Reading your initial e-mail, I think you actually got past the main reason to need COMPAT_FREEBSD14 when you rebuilt
after mysqld died with a bad syscall.  I had missed that detail the first time, sorry.

I don't think I'd expect it to help with zfs dataset stuff.

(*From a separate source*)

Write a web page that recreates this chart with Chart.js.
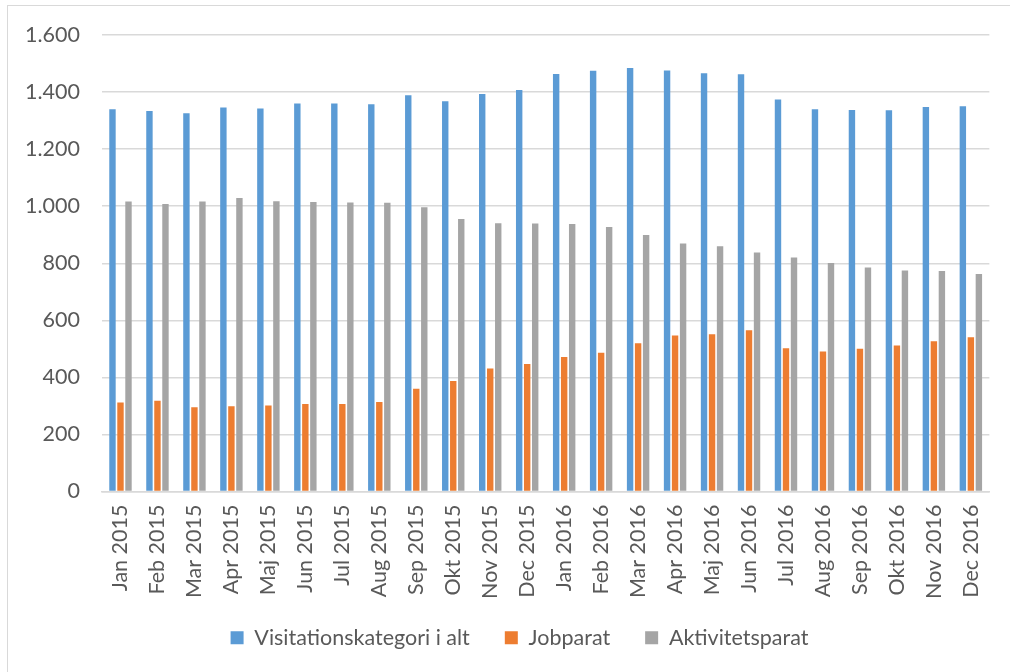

>> I had wondered the same, but the use of 'segfault' gave me pause; these would be SIGSYS rather than SIGSEGV, but that could just be a minor terminology dispute.
> 
> Aug 20 10:35:32 Andromeda kernel: [566445] pid 52166 (auth), jid 50, uid 143: exited on signal 6 (no core dump - sugid process denied by ke
> rn.sugid_coredump)
> Aug 20 10:35:37 Andromeda kernel: [566450] pid 52172 (auth), jid 50, uid 143: exited on signal 6 (no core dump - sugid process denied by ke
> rn.sugid_coredump)
> Aug 20 10:35:44 Andromeda kernel: [566457] pid 52179 (auth), jid 50, uid 143: exited on signal 6 (no core dump - sugid process denied by ke
> rn.sugid_coredump)
> Aug 20 10:35:51 Andromeda kernel: [566463] pid 52185 (auth), jid 50, uid 143: exited on signal 6 (no core dump - sugid process denied by ke
> rn.sugid_coredump)
> Aug 20 10:35:56 Andromeda kernel: [566469] pid 52193 (auth), jid 50, uid 143: exited on signal 6 (no core dump - sugid process denied by ke
> rn.sugid_coredump)
> 

SIGABRT would seem to imply something like an assertion being tripped, which is a bit unusual.  Might need to flip
kern.sugid_coredump for a minute and see if you can gather some more context from a coredump.